What is the weight of a falling leaf? How does it change its trajectory? Does it impact me?
Not all questions have answers. Or they do. Sometimes we have to look for the root of the problem; without forgetting where we come from. The beginnings. Those memories are part of our past and define us. Like the chords of a song that we no longer like; the basis of melodies that we now sing at the top of our lungs.
The origins. I like to remind myself where I come from. The primordial roots are not the ones that go the farthest, but they support the tree and helped it to develop. To this day, we are all in the calyptra - a conical structure that is responsible for breaking through the damp, dark soil.

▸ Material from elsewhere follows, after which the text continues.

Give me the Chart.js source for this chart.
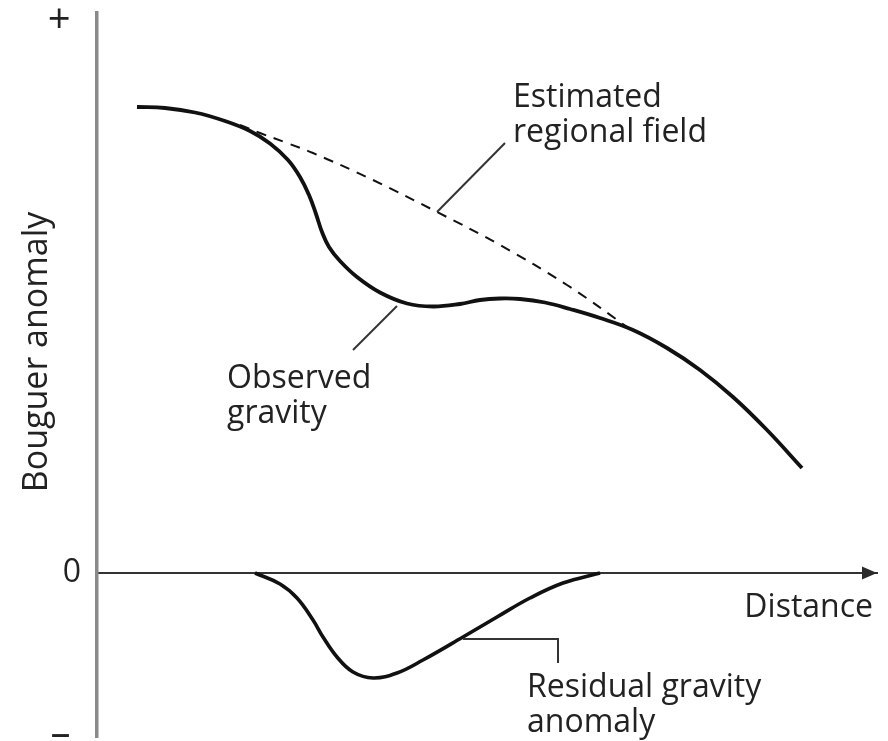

It turns out that it is in that environment of apparent non-conformity that there is the most growth. And it is irregular because it depends on nutrients, irrigation, and external light, which they do not perceive but which, undoubtedly, is their way of life. At that point, one decides which way to go. And, yes, you don't have to look so much to the pain of the past to recall worse (or better) moments. You don't want to stay there and rot. Nor do you want to project yourself into an uncertain future; when you hit a rock, you'll get around it and (as always) keep surfing your limits.

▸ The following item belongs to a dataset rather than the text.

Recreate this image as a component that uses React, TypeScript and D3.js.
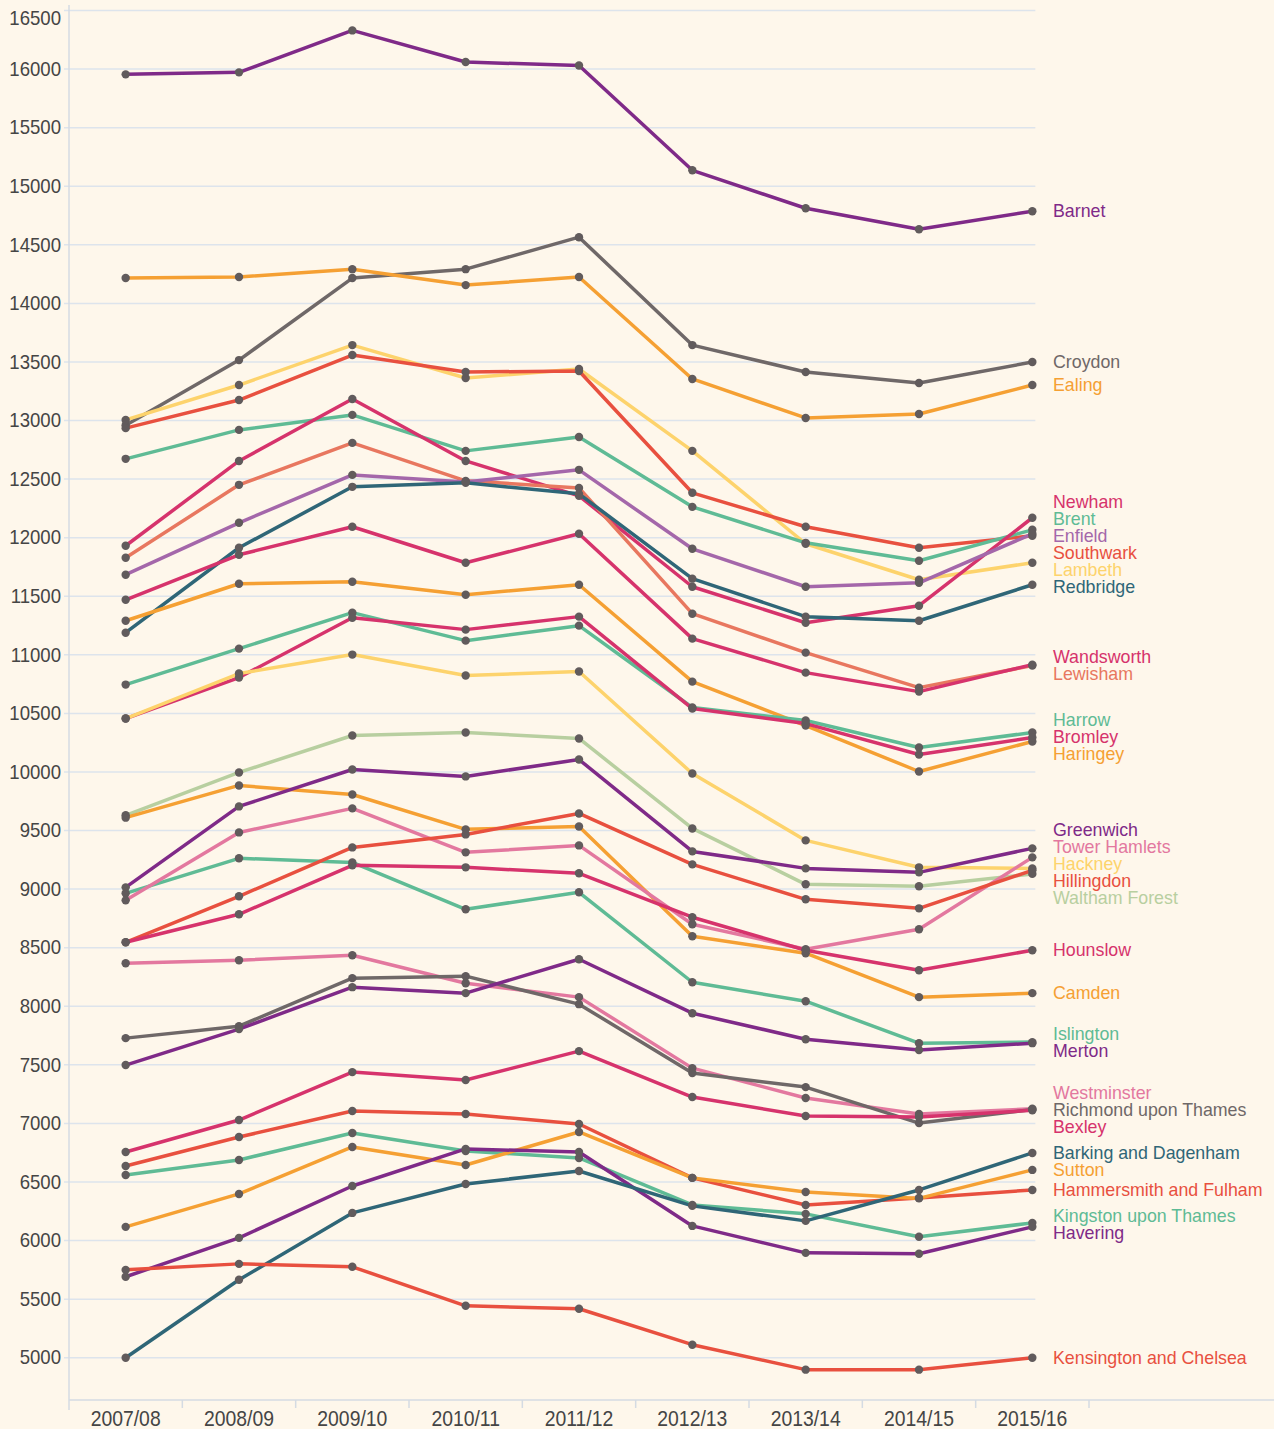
import React from "react";
import * as d3 from "d3";

const years = ["2007/08", "2008/09", "2009/10", "2010/11", "2011/12", "2012/13", "2013/14", "2014/15", "2015/16"];

const yTickValues = [5000, 5500, 6000, 6500, 7000, 7500, 8000, 8500, 9000, 9500, 10000, 10500, 11000, 11500, 12000, 12500, 13000, 13500, 14000, 14500, 15000, 15500, 16000, 16500];

const PURPLE = "#7f2a88";
const GREY = "#6f6868";
const ORANGE = "#f5a033";
const YELLOW = "#fdd36c";
const RED = "#e8503f";
const GREEN = "#5fbb95";
const CRIMSON = "#d6336c";
const SALMON = "#e8775f";
const LILAC = "#a467aa";
const TEAL = "#2f6677";
const SAGE = "#b8cfa0";
const PINK = "#e3789f";

const barnet = [15955, 15972, 16330, 16060, 16030, 15136, 14812, 14633, 14787];
const croydon = [12960, 13516, 14216, 14292, 14565, 13644, 13414, 13320, 13499];
const ealing = [14216, 14225, 14292, 14156, 14225, 13355, 13022, 13056, 13303];
const lambeth = [13005, 13303, 13644, 13363, 13440, 12741, 11948, 11641, 11786];
const southwark = [12935, 13175, 13559, 13414, 13423, 12383, 12093, 11914, 12016];
const brent = [12673, 12920, 13048, 12741, 12860, 12263, 11956, 11803, 12067];
const newham = [11931, 12655, 13184, 12655, 12357, 11581, 11274, 11419, 12170];
const lewisham = [11829, 12451, 12809, 12485, 12425, 11351, 11019, 10720, 10908];
const enfield = [11684, 12127, 12536, 12476, 12579, 11905, 11581, 11615, 12033];
const redbridge = [11189, 11914, 12434, 12468, 12374, 11650, 11326, 11291, 11598];
const wandsworth = [11470, 11854, 12093, 11786, 12033, 11138, 10848, 10686, 10916];
const haringey = [11291, 11607, 11624, 11513, 11598, 10771, 10396, 10004, 10260];
const harrow = [10746, 11053, 11360, 11121, 11249, 10550, 10439, 10209, 10337];
const bromley = [10456, 10806, 11317, 11215, 11326, 10541, 10413, 10149, 10294];
const hackney = [10456, 10840, 11002, 10823, 10857, 9987, 9416, 9186, 9177];
const walthamForest = [9630, 9996, 10311, 10337, 10286, 9518, 9041, 9024, 9130];
const camden = [9610, 9885, 9808, 9510, 9535, 8598, 8453, 8078, 8112];
const greenwich = [9015, 9706, 10021, 9962, 10106, 9322, 9177, 9143, 9348];
const islington = [8964, 9263, 9228, 8828, 8973, 8205, 8043, 7685, 7694];
const towerHamlets = [8904, 9484, 9689, 9314, 9373, 8700, 8487, 8657, 9271];
const hillingdon = [8546, 8939, 9356, 9467, 9646, 9211, 8913, 8836, 9160];
const hounslow = [8546, 8785, 9203, 9186, 9135, 8760, 8478, 8308, 8478];
const westminster = [8367, 8393, 8436, 8197, 8078, 7472, 7217, 7080, 7125];
const richmond = [7728, 7830, 8240, 8257, 8018, 7430, 7310, 7003, 7118];
const merton = [7498, 7805, 8163, 8112, 8401, 7941, 7719, 7626, 7685];
const bexley = [6756, 7029, 7438, 7370, 7617, 7225, 7063, 7055, 7112];
const hammersmith = [6637, 6884, 7106, 7080, 6995, 6535, 6304, 6364, 6432];
const kingston = [6560, 6688, 6918, 6765, 6705, 6304, 6228, 6032, 6151];
const sutton = [6117, 6398, 6799, 6645, 6927, 6535, 6415, 6360, 6603];
const havering = [5691, 6023, 6466, 6782, 6756, 6125, 5895, 5887, 6117];
const barking = [5000, 5665, 6236, 6483, 6594, 6296, 6168, 6432, 6748];
const kensington = [5750, 5801, 5776, 5443, 5418, 5111, 4898, 4898, 5000];

const names = [
  "Barnet", "Croydon", "Ealing", "Lambeth", "Southwark", "Brent", "Newham", "Lewisham",
  "Enfield", "Redbridge", "Wandsworth", "Haringey", "Harrow", "Bromley", "Hackney",
  "Waltham Forest", "Camden", "Greenwich", "Islington", "Tower Hamlets", "Hillingdon",
  "Hounslow", "Westminster", "Richmond upon Thames", "Merton", "Bexley",
  "Hammersmith and Fulham", "Kingston upon Thames", "Sutton", "Havering",
  "Barking and Dagenham", "Kensington and Chelsea",
];
const colors = [
  PURPLE, GREY, ORANGE, YELLOW, RED, GREEN, CRIMSON, SALMON,
  LILAC, TEAL, CRIMSON, ORANGE, GREEN, CRIMSON, YELLOW,
  SAGE, ORANGE, PURPLE, GREEN, PINK, RED,
  CRIMSON, PINK, GREY, PURPLE, CRIMSON,
  RED, GREEN, ORANGE, PURPLE,
  TEAL, RED,
];
const seriesValues = [
  barnet, croydon, ealing, lambeth, southwark, brent, newham, lewisham,
  enfield, redbridge, wandsworth, haringey, harrow, bromley, hackney,
  walthamForest, camden, greenwich, islington, towerHamlets, hillingdon,
  hounslow, westminster, richmond, merton, bexley,
  hammersmith, kingston, sutton, havering,
  barking, kensington,
];

const BG = "#fef7eb";
const AXIS = "#d4dbe3";
const GRID = "#dde4ec";
const DOT = "#615b5c";
const TICK_TEXT = "#454545";

function dodge(targets: number[], gap: number): number[] {
  const order = targets.map((t, i) => i).sort((a, b) => targets[a] - targets[b]);
  type C = { idx: number[]; center: number };
  let clusters: C[] = order.map((i) => ({ idx: [i], center: targets[i] }));
  const top = (c: C) => c.center - ((c.idx.length - 1) * gap) / 2;
  const bottom = (c: C) => c.center + ((c.idx.length - 1) * gap) / 2;
  let changed = true;
  while (changed) {
    changed = false;
    for (let k = 0; k < clusters.length - 1; k++) {
      const a = clusters[k];
      const b = clusters[k + 1];
      if (bottom(a) + gap > top(b)) {
        const idx = a.idx.concat(b.idx);
        const center = d3.mean(idx, (i) => targets[i]) as number;
        clusters.splice(k, 2, { idx, center });
        changed = true;
        break;
      }
    }
  }
  const out = new Array(targets.length).fill(0);
  clusters.forEach((c) => {
    const t = top(c);
    c.idx.forEach((i, k) => (out[i] = t + k * gap));
  });
  return out;
}

export default function App() {
  const W = 1274;
  const H = 1429;
  const left = 69;
  const bottomY = 1400;
  const x = d3.scaleBand<string>().domain(years).range([left, 1089]).padding(0);
  const y = d3.scaleLinear().domain([4639, 16547]).range([bottomY, 5]);
  const cx = (i: number) => (x(years[i]) as number) + x.bandwidth() / 2;
  const gridRight = cx(years.length - 1) + 3;
  const line = d3
    .line<number>()
    .x((_, i) => cx(i))
    .y((d) => y(d));

  const lastYs = seriesValues.map((s) => y(s[s.length - 1]));
  const labelYs = dodge(lastYs, 17);

  const tickFont = "'Liberation Sans', Arial, sans-serif";

  return (
    <div style={{ position: "absolute", left: 0, top: 0, width: W, height: H, background: BG }}>
      <svg width={W} height={H} style={{ display: "block" }}>
        <rect x={0} y={0} width={W} height={H} fill={BG} />
        {yTickValues.map((v) => (
          <g key={v}>
            <line x1={left - 5} x2={gridRight} y1={y(v)} y2={y(v)} stroke={GRID} strokeWidth={1.5} />
            <text
              transform={`translate(61,${Math.max(18, y(v))}) scale(0.93,1)`}
              textAnchor="end"
              dominantBaseline="central"
              fontFamily={tickFont}
              fontSize={20}
              fill={TICK_TEXT}
            >
              {v}
            </text>
          </g>
        ))}
        <line x1={left} x2={left} y1={5} y2={bottomY + 10} stroke={AXIS} strokeWidth={1.5} />
        <line x1={left} x2={W} y1={bottomY} y2={bottomY} stroke={AXIS} strokeWidth={1.5} />
        {years.map((yr, i) => (
          <g key={yr}>
            <line
              x1={(x(yr) as number) + x.bandwidth()}
              x2={(x(yr) as number) + x.bandwidth()}
              y1={bottomY}
              y2={bottomY + 8}
              stroke={AXIS}
              strokeWidth={1.5}
            />
            <text
              transform={`translate(${cx(i)},1426) scale(0.88,1)`}
              textAnchor="middle"
              fontFamily={tickFont}
              fontSize={22}
              fill={TICK_TEXT}
            >
              {yr}
            </text>
          </g>
        ))}
        {seriesValues.map((s, k) => (
          <path
            key={names[k]}
            d={line(s) as string}
            fill="none"
            stroke={colors[k]}
            strokeWidth={3.5}
            strokeLinejoin="round"
            strokeLinecap="round"
          />
        ))}
        {seriesValues.map((s, k) =>
          s.map((v, i) => <circle key={names[k] + i} cx={cx(i)} cy={y(v)} r={4.2} fill={DOT} />)
        )}
        {names.map((n, k) => (
          <text
            key={n}
            x={1053}
            y={labelYs[k]}
            dominantBaseline="central"
            fontFamily="'Liberation Sans', Arial, sans-serif"
            fontSize={17.8}
            fill={colors[k]}
          >
            {n}
          </text>
        ))}
      </svg>
    </div>
  );
}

What is the weight of a falling leaf? A caress. Or a lead. Because context is everything. Because broadly speaking, how you are affected by something depends on who you are. And at a smaller range, within who you are, circumstances are going to affect how it impacts you too. All of this is wonderful when you accept it. When you internalize it. When you assume that we are the way we are and that includes an innate and indivisible conceptual difference; to life, to love, to pain.
Some people say they don't want to change. And it is a shame to close the range of sight so much. To remain at the mercy of a type of substratum instead of becoming flexible and finding your own freedom in the freedom of others.
What a complicated universal justice. "Finding in the freedom of others your own." Like a candle that is lit during the 47 minutes of a Vivaldi concerto. A symphony of heat, a dance of flames that I do not know how to explain but that I appreciate for the freedom it offers me. Is accepting that fire burns and gives us life on the same essential plane as assuming that we all have virtues and defects?
And I am uneasy when I deny myself these ideas that I write here; when I do not oxygenate myself and I focus on the stone instead of on the path that I am going to take so that it does not slow me down. But I return to myself; to writing, to nature, to music. These three muses tell me as I type, in whispers and voices, that there is no stone. That it's just harder ground and that it's part of being a calyptra, not always easy and less the further you go.
Origins. I like to remind myself where I come from. But I stay more with where I am and that takes me to a fullness that I can not define.